Tentando entender este fenômeno
Até aqui, foi demonstrado como está havendo, em espaços virtuais de debate político, atrações perigosas entre defensores de ideias incompatíveis, como a atração de simpatizantes do marxismo-leninismo pela Quarta Teoria Política, e a atração de simpatizantes da Nova Esquerda pelo libertarianismo. Também foi demonstrado porque estas ideias são incompatíveis. Agora cabe discutir: por que isto está acontecendo? Como não foi feita uma pesquisa acadêmica a respeito, vamos apenas às especulações.
Em primeiro lugar, pode estar havendo um problema de falta de lideranças no marxismo leninismo e na Nova Esquerda para orientar os recém interessados em atividade política. Sem pessoas de referência para explicar ideias de forma facilmente compreensível, um espaço vazio é criado. E este espaço pode estar sendo ocupado por “quartateóricos” e por libertários. Se estão sendo hábeis em divulgar suas ideias de forma fácil, parabéns para eles.

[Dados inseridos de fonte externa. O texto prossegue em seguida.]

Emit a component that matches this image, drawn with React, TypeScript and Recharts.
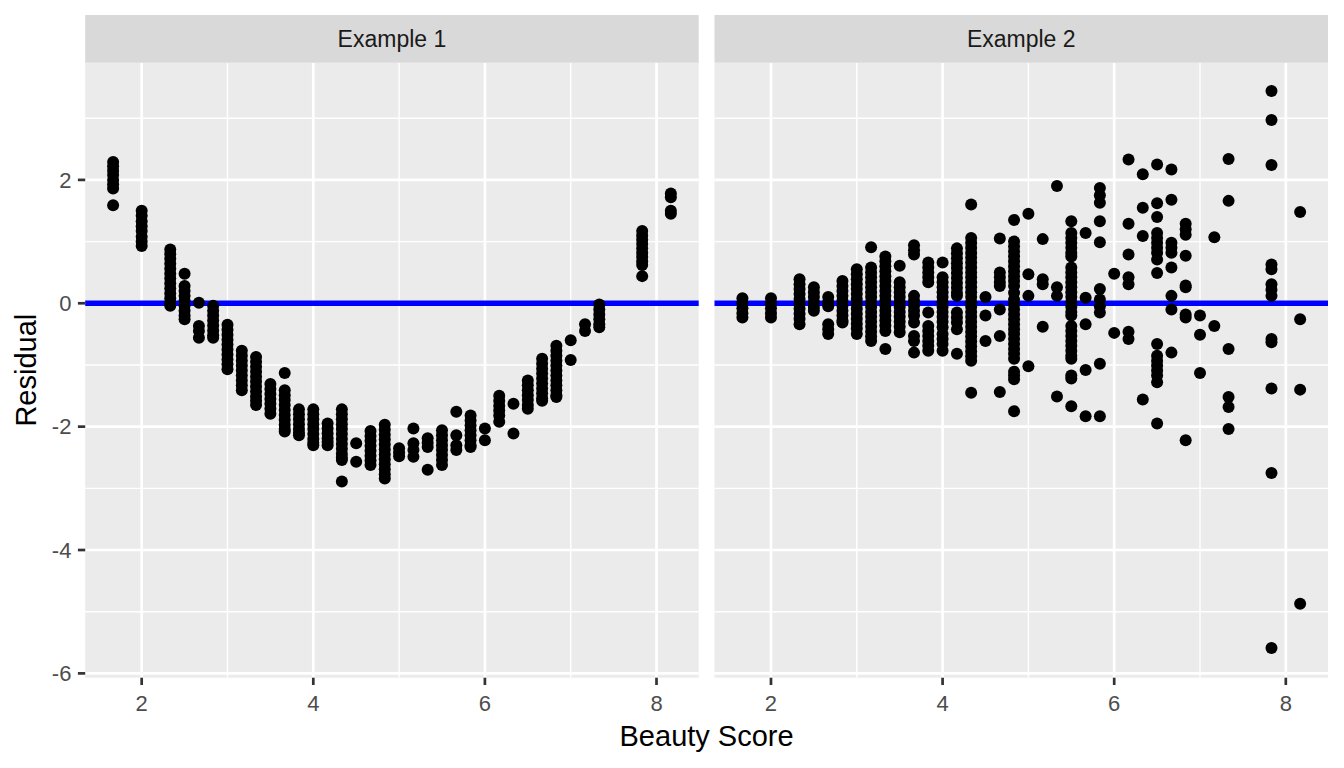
import React from 'react'
import { ScatterChart, Scatter, XAxis, YAxis, CartesianGrid, ReferenceLine } from 'recharts'

// beauty score levels (x positions of the point columns)
const scoreLevels = [
  1.667, 2, 2.333, 2.5, 2.667, 2.833, 3, 3.167, 3.333, 3.5, 3.667, 3.833, 4, 4.167, 4.333,
  4.5, 4.667, 4.833, 5, 5.167, 5.333, 5.5, 5.667, 5.833, 6, 6.167, 6.333, 6.5, 6.667, 6.833,
  7, 7.167, 7.333, 7.833, 8.167,
]

// residuals for each score level, Example 1
const example1Residuals: number[][] = [
  [2.29, 2.22, 2.15, 2.08, 2.0, 1.93, 1.86, 1.59],
  [1.5, 1.42, 1.33, 1.25, 1.17, 1.08, 1.0, 0.93],
  [0.87, 0.8, 0.72, 0.64, 0.56, 0.48, 0.4, 0.32, 0.24, 0.16, 0.08, 0.0, -0.04],
  [0.48, 0.28, 0.2, 0.12, 0.04, -0.04, -0.12, -0.2, -0.26],
  [0.01, -0.37, -0.45, -0.56],
  [-0.04, -0.12, -0.2, -0.28, -0.36, -0.44, -0.52, -0.56],
  [-0.35, -0.43, -0.51, -0.59, -0.67, -0.75, -0.83, -0.91, -0.99, -1.07],
  [-0.77, -0.85, -0.93, -1.01, -1.09, -1.17, -1.25, -1.33, -1.41],
  [-0.87, -0.95, -1.03, -1.11, -1.19, -1.27, -1.35, -1.43, -1.51, -1.58, -1.65],
  [-1.31, -1.39, -1.47, -1.55, -1.63, -1.71, -1.79],
  [-1.13, -1.41, -1.49, -1.57, -1.65, -1.73, -1.81, -1.89, -1.97, -2.04, -2.08],
  [-1.72, -1.8, -1.88, -1.96, -2.04, -2.1, -2.14],
  [-1.72, -1.8, -1.88, -1.96, -2.04, -2.12, -2.2, -2.26, -2.3],
  [-1.95, -2.03, -2.11, -2.19, -2.25, -2.3],
  [-1.72, -1.8, -1.88, -1.96, -2.04, -2.12, -2.2, -2.28, -2.36, -2.44, -2.5, -2.54, -2.89],
  [-2.27, -2.57],
  [-2.07, -2.15, -2.23, -2.31, -2.39, -2.47, -2.55, -2.62],
  [-1.97, -2.05, -2.13, -2.21, -2.29, -2.37, -2.45, -2.53, -2.61, -2.69, -2.77, -2.84],
  [-2.35, -2.42, -2.48],
  [-2.03, -2.27, -2.38, -2.49],
  [-2.19, -2.26, -2.33, -2.7],
  [-2.06, -2.14, -2.22, -2.3, -2.38, -2.46, -2.54, -2.62],
  [-1.76, -2.14, -2.3, -2.38],
  [-1.82, -1.9, -1.98, -2.06, -2.14, -2.22, -2.3, -2.33],
  [-2.03, -2.22],
  [-1.5, -1.58, -1.66, -1.74, -1.82, -1.92],
  [-1.63, -2.11],
  [-1.25, -1.33, -1.41, -1.49, -1.57, -1.65, -1.71],
  [-0.9, -0.98, -1.06, -1.14, -1.22, -1.3, -1.38, -1.46, -1.54, -1.58],
  [-0.69, -0.77, -0.85, -0.93, -1.01, -1.09, -1.17, -1.25, -1.33, -1.41, -1.49, -1.52],
  [-0.6, -0.92],
  [-0.34, -0.45],
  [-0.02, -0.1, -0.18, -0.26, -0.34, -0.39],
  [1.17, 1.1, 1.03, 0.96, 0.89, 0.82, 0.75, 0.68, 0.62, 0.44],
  [1.78, 1.72, 1.5, 1.45],
]

// residuals for each score level, Example 2
const example2Residuals: number[][] = [
  [0.08, 0.0, -0.08, -0.16, -0.23],
  [0.08, 0.0, -0.08, -0.16, -0.23],
  [0.39, 0.31, 0.23, 0.15, 0.07, -0.01, -0.09, -0.17, -0.25, -0.34],
  [0.26, 0.18, 0.1, 0.02, -0.06, -0.12],
  [0.1, 0.02, -0.05, -0.34, -0.42, -0.5],
  [0.36, 0.28, 0.2, 0.12, 0.04, -0.04, -0.12, -0.2, -0.28, -0.31],
  [0.55, 0.47, 0.39, 0.31, 0.23, 0.15, 0.07, -0.01, -0.09, -0.17, -0.25, -0.33, -0.41, -0.5],
  [0.91, 0.58, 0.5, 0.42, 0.34, 0.26, 0.18, 0.1, 0.02, -0.06, -0.14, -0.22, -0.3, -0.38, -0.46, -0.54, -0.61],
  [0.76, 0.68, 0.6, 0.52, 0.44, 0.36, 0.28, 0.2, 0.12, 0.04, -0.04, -0.12, -0.2, -0.28, -0.36, -0.45, -0.74],
  [0.61, 0.34, 0.26, 0.18, 0.1, 0.02, -0.06, -0.14, -0.22, -0.3, -0.38, -0.47],
  [0.94, 0.86, 0.79, 0.12, 0.04, -0.04, -0.12, -0.2, -0.31, -0.53, -0.61, -0.8],
  [0.66, 0.58, 0.5, 0.42, 0.34, -0.15, -0.37, -0.45, -0.53, -0.61, -0.69, -0.77],
  [0.66, 0.42, 0.34, 0.26, 0.18, 0.1, 0.02, -0.06, -0.14, -0.22, -0.3, -0.39, -0.5, -0.58, -0.66, -0.77],
  [0.89, 0.81, 0.73, 0.65, 0.57, 0.49, 0.41, 0.33, 0.25, 0.17, 0.12, -0.15, -0.23, -0.31, -0.42, -0.82],
  [1.6, 1.06, 0.98, 0.9, 0.82, 0.74, 0.66, 0.58, 0.5, 0.42, 0.34, 0.26, 0.18, 0.1, 0.02, -0.06, -0.14,
    -0.22, -0.3, -0.38, -0.46, -0.54, -0.62, -0.7, -0.78, -0.86, -0.93, -1.45],
  [0.1, -0.2, -0.61],
  [1.05, 0.5, 0.42, 0.34, 0.28, -0.1, -0.53, -1.44],
  [1.35, 1.0, 0.92, 0.84, 0.76, 0.68, 0.6, 0.52, 0.44, 0.36, 0.28, 0.17, 0.06, -0.02, -0.1, -0.18, -0.26,
    -0.34, -0.42, -0.5, -0.58, -0.66, -0.74, -0.82, -0.9, -1.11, -1.17, -1.23, -1.75],
  [1.45, 0.47, 0.12, -1.02],
  [1.04, 0.39, 0.31, -0.38],
  [1.9, 0.26, 0.12, -1.51],
  [1.33, 1.14, 1.06, 0.98, 0.9, 0.82, 0.76, 0.58, 0.5, 0.42, 0.34, 0.26, 0.18, 0.1, 0.02, -0.06, -0.14,
    -0.2, -0.37, -0.45, -0.53, -0.61, -0.69, -0.77, -0.85, -0.9, -1.17, -1.22, -1.67],
  [1.14, 0.09, -0.34, -1.08, -1.83],
  [1.87, 1.75, 1.63, 1.33, 0.99, 0.23, 0.06, -0.05, -0.15, -0.98, -1.83],
  [0.48, -0.48],
  [2.33, 1.29, 0.79, 0.42, 0.31, -0.46, -0.58],
  [2.09, 1.55, 1.09, -1.56],
  [2.25, 1.62, 1.4, 1.14, 1.06, 0.98, 0.9, 0.82, 0.71, 0.49, -0.66, -0.85, -0.93, -1.01, -1.09, -1.17, -1.28, -1.95],
  [2.17, 1.68, 0.98, 0.9, 0.82, 0.58, 0.12, -0.1, -0.8],
  [1.29, 1.2, 1.11, 0.77, 0.29, 0.26, -0.18, -0.23, -2.22],
  [-0.2, -0.51, -1.13],
  [1.07, -0.37],
  [2.34, 1.66, -0.74, -1.52, -1.68, -2.04],
  [3.44, 2.97, 2.24, 0.63, 0.55, 0.31, 0.22, 0.12, -0.58, -0.63, -1.38, -2.75, -5.59],
  [1.48, -0.26, -1.4, -4.87],
]

const panelTitles = ['Example 1', 'Example 2']
const xTicks = [2, 4, 6, 8]
const xMinor = [3, 5, 7]
const yTicks = [-6, -4, -2, 0, 2]
const yMinor = [-5, -3, -1, 1, 3]
const xDomain: [number, number] = [1.3417, 8.4917]
const yDomain: [number, number] = [-6.07, 3.9]

const toPoints = (cols: number[][]) =>
  cols.flatMap((ys, i) => ys.map((y) => ({ x: scoreLevels[i], y })))

const FONT = '"Liberation Sans", Arial, sans-serif'
const PLOT_TOP = 62.7
const PLOT_BOTTOM = 677.7
const PLOT_W = 613.5
const P1_LEFT = 85.2
const P2_LEFT = 714.5

const Dot = (props: any) =>
  props.cx == null ? null : <circle cx={props.cx} cy={props.cy} r={6} fill="#000000" />

type PanelProps = {
  points: Array<{ x: number; y: number }>
  showY: boolean
  width: number
  marginLeft: number
  marginRight: number
}

const Panel = ({ points, showY, width, marginLeft, marginRight }: PanelProps) => (
  <ScatterChart
    width={width}
    height={768}
    margin={{ top: PLOT_TOP, right: marginRight, bottom: 0, left: marginLeft }}
  >
    <CartesianGrid
      horizontalValues={yMinor}
      verticalValues={xMinor}
      stroke="#FFFFFF"
      strokeWidth={1.4}
      fill="#EBEBEB"
      fillOpacity={1}
    />
    <CartesianGrid
      horizontalValues={yTicks}
      verticalValues={xTicks}
      stroke="#FFFFFF"
      strokeWidth={2.7}
    />
    <XAxis
      type="number"
      dataKey="x"
      domain={xDomain}
      ticks={xTicks}
      allowDataOverflow
      axisLine={false}
      tickSize={7.3}
      tickMargin={10}
      height={768 - PLOT_BOTTOM}
      tickLine={{ stroke: '#333333', strokeWidth: 2.7 }}
      tick={{ fill: '#4D4D4D', fontSize: 22, fontFamily: FONT }}
    />
    <YAxis
      type="number"
      dataKey="y"
      domain={yDomain}
      ticks={yTicks}
      allowDataOverflow
      hide={!showY}
      width={P1_LEFT}
      axisLine={false}
      tickSize={7.3}
      tickMargin={6.5}
      tickLine={{ stroke: '#333333', strokeWidth: 2.7 }}
      tick={{ fill: '#4D4D4D', fontSize: 22, fontFamily: FONT }}
    />
    <Scatter data={points} shape={Dot} isAnimationActive={false} />
    <ReferenceLine y={0} stroke="#0000FF" strokeWidth={5.7} />
  </ScatterChart>
)

export default function App() {
  return (
    <div
      style={{
        position: 'absolute',
        left: 0,
        top: 0,
        width: 1344,
        height: 768,
        background: '#FFFFFF',
        fontFamily: FONT,
      }}
    >
      <div style={{ position: 'absolute', left: 0, top: 0 }}>
        <Panel points={toPoints(example1Residuals)} showY width={700} marginLeft={0} marginRight={700 - P1_LEFT - PLOT_W} />
      </div>
      <div style={{ position: 'absolute', left: 700, top: 0 }}>
        <Panel points={toPoints(example2Residuals)} showY={false} width={644} marginLeft={P2_LEFT - 700} marginRight={644 - (P2_LEFT - 700) - PLOT_W} />
      </div>
      <svg
        width={1344}
        height={768}
        style={{ position: 'absolute', left: 0, top: 0, pointerEvents: 'none' }}
      >
        {[P1_LEFT, P2_LEFT].map((left, i) => (
          <g key={i}>
            <rect x={left} y={15} width={PLOT_W} height={PLOT_TOP - 15} fill="#D9D9D9" />
            <text x={left + PLOT_W / 2} y={47} textAnchor="middle" fontSize={23} fill="#1A1A1A" fontFamily={FONT}>
              {panelTitles[i]}
            </text>
          </g>
        ))}
        <text x={(P1_LEFT + P2_LEFT + PLOT_W) / 2} y={746} textAnchor="middle" fontSize={29} fill="#000000" fontFamily={FONT}>
          Beauty Score
        </text>
        <text
          x={36.5}
          y={(PLOT_TOP + PLOT_BOTTOM) / 2}
          textAnchor="middle"
          fontSize={29}
          fill="#000000"
          fontFamily={FONT}
          transform={`rotate(-90 36.5 ${(PLOT_TOP + PLOT_BOTTOM) / 2})`}
        >
          Residual
        </text>
      </svg>
    </div>
  )
}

Em segundo lugar a atração dos marxistas-leninistas pela Quarta Teoria Política e dos novos esquerdistas pelos libertários podem ser fenômenos que se retroalimentam. Simpatizantes do marxismo leninismo ortodoxo podem ter ficado ressentidos com o fato de personalidades mais visíveis da esquerda no Brasil na década de 2010 como Jean Wyllys, Marcelo Freixo, Leonardo Sakamoto, Gregório Duvivier e Idelber Avelar falarem muito mais de questões sociais do que de questões econômicas (embora os citados não corram o risco de serem sugados pelo libertarianismo), aí passaram a buscar crítica ao capitalismo e ao imperialismo fora da esquerda, uma vez que não conseguiam enxergar estas críticas dentro da esquerda. Enquanto isso, ao ver quem se identifica como marxista leninista defendendo os governos da Rússia, do Irã e da Coreia do Norte e se desiludir com parte da esquerda por causa disso, alguns novos esquerdistas podem ter começado a se simpatizar com os libertários.
Se estas explicações foram pertinentes, a lição que fica é: vamos trabalhar a formação.
Por fim, um breve comentário sobre os que não são os influenciáveis, mas os defensores assumidos e os pregadores da Quarta Teoria Política ou do libertarianismo. Para alguns, uma das motivações em defender estas ideologias pode ser o desejo de se destacar no grupo, de parecer o inteligentão. É muito agradável dizer “pessoal, descobri uma nova ideologia bem bacana, que não se enquadra nessa polarização simples de esquerda e direita, sou sofisticado”.